Last week, the Obama administration announced that it was extending its wage freeze for federal government workers, already two years long, for an additional six months, until April 2013, on the pretext that this would help reduce the federal budget deficit. No such considerations, of course, were allowed to affect the colossal Treasury handout of public money in the Wall Street bailout.

The capitalist politicians, like the giant corporations and banks they serve, welcome the growth of unemployment, wage cutting and poverty, because these are central components of a vast transfer of wealth from the working class—and large sections of the middle class—to the super-rich.

As the Federal Reserve Board noted in a report released in June, the real wealth of the average American household plummeted 38.9 percent from 2007 to 2010, essentially wiping out all the gains made by working people over the previous two decades.

This was not merely the result of the collapse in the housing market, which slashed the value of the only sizable asset owned by most workers. It was the direct consequence of decisions made in corporate boardrooms and in Washington to benefit the wealthy at the expense of working people.

These policies will continue and intensify regardless of whether Obama or Romney occupies the White House next year, and whether the Democrats or the Republicans control Congress.
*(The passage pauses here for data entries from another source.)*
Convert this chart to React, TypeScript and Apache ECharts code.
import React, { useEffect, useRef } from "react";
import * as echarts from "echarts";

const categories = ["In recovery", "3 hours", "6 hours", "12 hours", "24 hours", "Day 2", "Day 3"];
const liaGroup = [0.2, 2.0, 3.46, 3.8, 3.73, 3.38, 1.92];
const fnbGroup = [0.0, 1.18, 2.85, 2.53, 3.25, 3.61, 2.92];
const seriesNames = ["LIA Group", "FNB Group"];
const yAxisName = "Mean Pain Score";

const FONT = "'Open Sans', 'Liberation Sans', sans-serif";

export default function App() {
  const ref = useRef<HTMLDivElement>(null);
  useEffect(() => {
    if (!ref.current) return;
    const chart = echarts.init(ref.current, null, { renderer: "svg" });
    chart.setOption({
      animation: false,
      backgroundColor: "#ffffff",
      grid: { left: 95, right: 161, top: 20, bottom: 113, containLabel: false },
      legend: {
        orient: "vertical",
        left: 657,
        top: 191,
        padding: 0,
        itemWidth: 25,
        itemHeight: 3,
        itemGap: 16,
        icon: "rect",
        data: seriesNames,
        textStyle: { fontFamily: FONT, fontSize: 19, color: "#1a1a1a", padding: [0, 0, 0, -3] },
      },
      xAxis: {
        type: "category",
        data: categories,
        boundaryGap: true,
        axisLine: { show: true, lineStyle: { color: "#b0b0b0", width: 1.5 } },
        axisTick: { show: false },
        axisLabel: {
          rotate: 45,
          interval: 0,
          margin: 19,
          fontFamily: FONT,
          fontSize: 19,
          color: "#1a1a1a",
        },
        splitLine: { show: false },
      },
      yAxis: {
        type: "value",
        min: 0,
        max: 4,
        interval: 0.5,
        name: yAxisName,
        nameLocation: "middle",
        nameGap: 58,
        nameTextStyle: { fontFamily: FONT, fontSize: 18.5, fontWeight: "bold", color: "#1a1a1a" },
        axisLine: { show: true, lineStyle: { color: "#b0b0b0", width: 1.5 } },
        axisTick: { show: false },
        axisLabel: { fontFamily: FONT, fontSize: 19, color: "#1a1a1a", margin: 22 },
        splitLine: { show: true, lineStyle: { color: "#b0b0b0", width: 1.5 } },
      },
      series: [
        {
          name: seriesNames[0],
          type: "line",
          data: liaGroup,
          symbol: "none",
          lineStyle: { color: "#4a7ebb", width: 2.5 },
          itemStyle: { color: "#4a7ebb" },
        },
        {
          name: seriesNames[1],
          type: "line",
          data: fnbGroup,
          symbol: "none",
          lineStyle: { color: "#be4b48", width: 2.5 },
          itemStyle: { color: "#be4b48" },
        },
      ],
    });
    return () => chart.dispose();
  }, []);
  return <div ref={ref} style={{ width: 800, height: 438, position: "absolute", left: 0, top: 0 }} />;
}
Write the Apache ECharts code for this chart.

The American ruling class is waging war against the jobs, living standards and social conditions of working people, and both the official parties are enlisted on behalf of the financial aristocracy.

This truth was underscored by an interview Obama gave Saturday to the Associated Press, in which he pledged to reach agreement with the Republicans in Congress if he is reelected. “I’m prepared to make a whole range of compromises,” he said, including concessions that would be opposed within his party, because “the American people will have voted.”

In other words, once the election is safely over, the two parties can drop their populist phrases and their pretense of intransigent hostility and get down to business: meeting the demands of their corporate masters to slash the federal deficit by gutting programs like Medicare, Medicaid and Social Security, and enacting new tax breaks for the corporations and the wealthy.